## WHAT THE TASK ASKS
Return the listing below unchanged, minus its pictures.

## DATA EXTRACT
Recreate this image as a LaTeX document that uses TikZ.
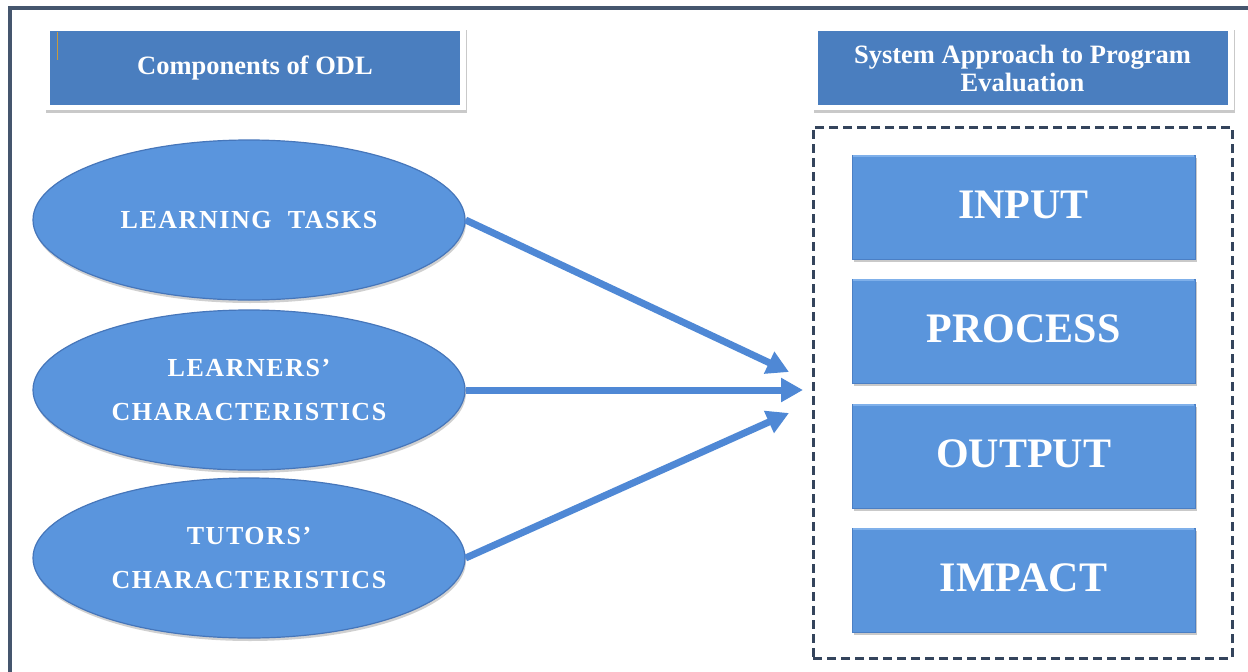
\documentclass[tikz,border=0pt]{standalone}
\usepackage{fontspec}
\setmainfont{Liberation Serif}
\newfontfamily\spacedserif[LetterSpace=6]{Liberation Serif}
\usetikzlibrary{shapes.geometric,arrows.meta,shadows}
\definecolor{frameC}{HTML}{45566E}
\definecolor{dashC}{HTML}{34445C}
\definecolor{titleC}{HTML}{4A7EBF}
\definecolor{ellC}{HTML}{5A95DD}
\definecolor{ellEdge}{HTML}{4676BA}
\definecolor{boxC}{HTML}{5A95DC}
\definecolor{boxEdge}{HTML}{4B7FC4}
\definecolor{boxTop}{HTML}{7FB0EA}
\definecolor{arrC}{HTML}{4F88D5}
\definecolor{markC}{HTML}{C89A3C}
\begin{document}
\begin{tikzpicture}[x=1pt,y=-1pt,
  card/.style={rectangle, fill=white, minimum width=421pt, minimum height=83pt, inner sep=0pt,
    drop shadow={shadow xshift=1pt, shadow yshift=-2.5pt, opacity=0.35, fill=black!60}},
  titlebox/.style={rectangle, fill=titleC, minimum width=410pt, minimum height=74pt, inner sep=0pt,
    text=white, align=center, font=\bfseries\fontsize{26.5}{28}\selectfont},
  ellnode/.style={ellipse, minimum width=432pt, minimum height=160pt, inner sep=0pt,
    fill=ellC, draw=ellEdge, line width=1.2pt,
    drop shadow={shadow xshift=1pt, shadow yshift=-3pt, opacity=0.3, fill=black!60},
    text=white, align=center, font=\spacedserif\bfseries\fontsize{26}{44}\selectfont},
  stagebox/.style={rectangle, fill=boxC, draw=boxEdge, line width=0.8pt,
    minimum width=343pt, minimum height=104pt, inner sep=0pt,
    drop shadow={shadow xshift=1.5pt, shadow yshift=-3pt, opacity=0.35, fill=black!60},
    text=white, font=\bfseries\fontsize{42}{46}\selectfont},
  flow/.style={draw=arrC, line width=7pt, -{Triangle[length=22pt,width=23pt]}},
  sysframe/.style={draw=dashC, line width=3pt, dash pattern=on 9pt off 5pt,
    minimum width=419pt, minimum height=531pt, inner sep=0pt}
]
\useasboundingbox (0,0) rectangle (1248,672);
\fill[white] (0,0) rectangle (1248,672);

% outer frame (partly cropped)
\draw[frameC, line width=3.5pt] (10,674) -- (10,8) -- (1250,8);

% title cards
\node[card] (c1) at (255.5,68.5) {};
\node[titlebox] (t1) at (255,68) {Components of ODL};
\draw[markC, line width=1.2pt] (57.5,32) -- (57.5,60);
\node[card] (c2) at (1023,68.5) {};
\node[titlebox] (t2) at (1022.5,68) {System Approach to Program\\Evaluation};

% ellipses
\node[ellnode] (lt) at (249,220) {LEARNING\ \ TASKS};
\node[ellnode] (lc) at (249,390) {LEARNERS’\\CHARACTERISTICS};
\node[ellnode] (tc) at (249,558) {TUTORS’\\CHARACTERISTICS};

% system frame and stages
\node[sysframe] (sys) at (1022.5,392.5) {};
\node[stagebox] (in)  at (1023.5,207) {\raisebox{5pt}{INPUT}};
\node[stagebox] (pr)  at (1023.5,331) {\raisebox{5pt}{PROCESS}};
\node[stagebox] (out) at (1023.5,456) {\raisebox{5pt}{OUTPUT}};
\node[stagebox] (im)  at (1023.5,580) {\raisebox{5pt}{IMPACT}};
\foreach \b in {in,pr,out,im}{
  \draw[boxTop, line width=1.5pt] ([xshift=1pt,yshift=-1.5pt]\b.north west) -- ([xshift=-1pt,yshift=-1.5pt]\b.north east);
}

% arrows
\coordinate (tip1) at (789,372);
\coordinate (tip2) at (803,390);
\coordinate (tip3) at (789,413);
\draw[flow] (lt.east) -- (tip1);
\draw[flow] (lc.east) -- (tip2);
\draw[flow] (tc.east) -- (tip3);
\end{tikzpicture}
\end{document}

## RESULT BELOW
Recreate this image as a LaTeX document that uses TikZ.
\documentclass[tikz,border=0pt]{standalone}
\usepackage{fontspec}
\setmainfont{Liberation Serif}
\newfontfamily\spacedserif[LetterSpace=6]{Liberation Serif}
\usetikzlibrary{shapes.geometric,arrows.meta,shadows}
\definecolor{frameC}{HTML}{45566E}
\definecolor{dashC}{HTML}{34445C}
\definecolor{titleC}{HTML}{4A7EBF}
\definecolor{ellC}{HTML}{5A95DD}
\definecolor{ellEdge}{HTML}{4676BA}
\definecolor{boxC}{HTML}{5A95DC}
\definecolor{boxEdge}{HTML}{4B7FC4}
\definecolor{boxTop}{HTML}{7FB0EA}
\definecolor{arrC}{HTML}{4F88D5}
\definecolor{markC}{HTML}{C89A3C}
\begin{document}
\begin{tikzpicture}[x=1pt,y=-1pt,
  card/.style={rectangle, fill=white, minimum width=421pt, minimum height=83pt, inner sep=0pt,
    drop shadow={shadow xshift=1pt, shadow yshift=-2.5pt, opacity=0.35, fill=black!60}},
  titlebox/.style={rectangle, fill=titleC, minimum width=410pt, minimum height=74pt, inner sep=0pt,
    text=white, align=center, font=\bfseries\fontsize{26.5}{28}\selectfont},
  ellnode/.style={ellipse, minimum width=432pt, minimum height=160pt, inner sep=0pt,
    fill=ellC, draw=ellEdge, line width=1.2pt,
    drop shadow={shadow xshift=1pt, shadow yshift=-3pt, opacity=0.3, fill=black!60},
    text=white, align=center, font=\spacedserif\bfseries\fontsize{26}{44}\selectfont},
  stagebox/.style={rectangle, fill=boxC, draw=boxEdge, line width=0.8pt,
    minimum width=343pt, minimum height=104pt, inner sep=0pt,
    drop shadow={shadow xshift=1.5pt, shadow yshift=-3pt, opacity=0.35, fill=black!60},
    text=white, font=\bfseries\fontsize{42}{46}\selectfont},
  flow/.style={draw=arrC, line width=7pt, -{Triangle[length=22pt,width=23pt]}},
  sysframe/.style={draw=dashC, line width=3pt, dash pattern=on 9pt off 5pt,
    minimum width=419pt, minimum height=531pt, inner sep=0pt}
]
\useasboundingbox (0,0) rectangle (1248,672);
\fill[white] (0,0) rectangle (1248,672);

% outer frame (partly cropped)
\draw[frameC, line width=3.5pt] (10,674) -- (10,8) -- (1250,8);

% title cards
\node[card] (c1) at (255.5,68.5) {};
\node[titlebox] (t1) at (255,68) {Components of ODL};
\draw[markC, line width=1.2pt] (57.5,32) -- (57.5,60);
\node[card] (c2) at (1023,68.5) {};
\node[titlebox] (t2) at (1022.5,68) {System Approach to Program\\Evaluation};

% ellipses
\node[ellnode] (lt) at (249,220) {LEARNING\ \ TASKS};
\node[ellnode] (lc) at (249,390) {LEARNERS’\\CHARACTERISTICS};
\node[ellnode] (tc) at (249,558) {TUTORS’\\CHARACTERISTICS};

% system frame and stages
\node[sysframe] (sys) at (1022.5,392.5) {};
\node[stagebox] (in)  at (1023.5,207) {\raisebox{5pt}{INPUT}};
\node[stagebox] (pr)  at (1023.5,331) {\raisebox{5pt}{PROCESS}};
\node[stagebox] (out) at (1023.5,456) {\raisebox{5pt}{OUTPUT}};
\node[stagebox] (im)  at (1023.5,580) {\raisebox{5pt}{IMPACT}};
\foreach \b in {in,pr,out,im}{
  \draw[boxTop, line width=1.5pt] ([xshift=1pt,yshift=-1.5pt]\b.north west) -- ([xshift=-1pt,yshift=-1.5pt]\b.north east);
}

% arrows
\coordinate (tip1) at (789,372);
\coordinate (tip2) at (803,390);
\coordinate (tip3) at (789,413);
\draw[flow] (lt.east) -- (tip1);
\draw[flow] (lc.east) -- (tip2);
\draw[flow] (tc.east) -- (tip3);
\end{tikzpicture}
\end{document}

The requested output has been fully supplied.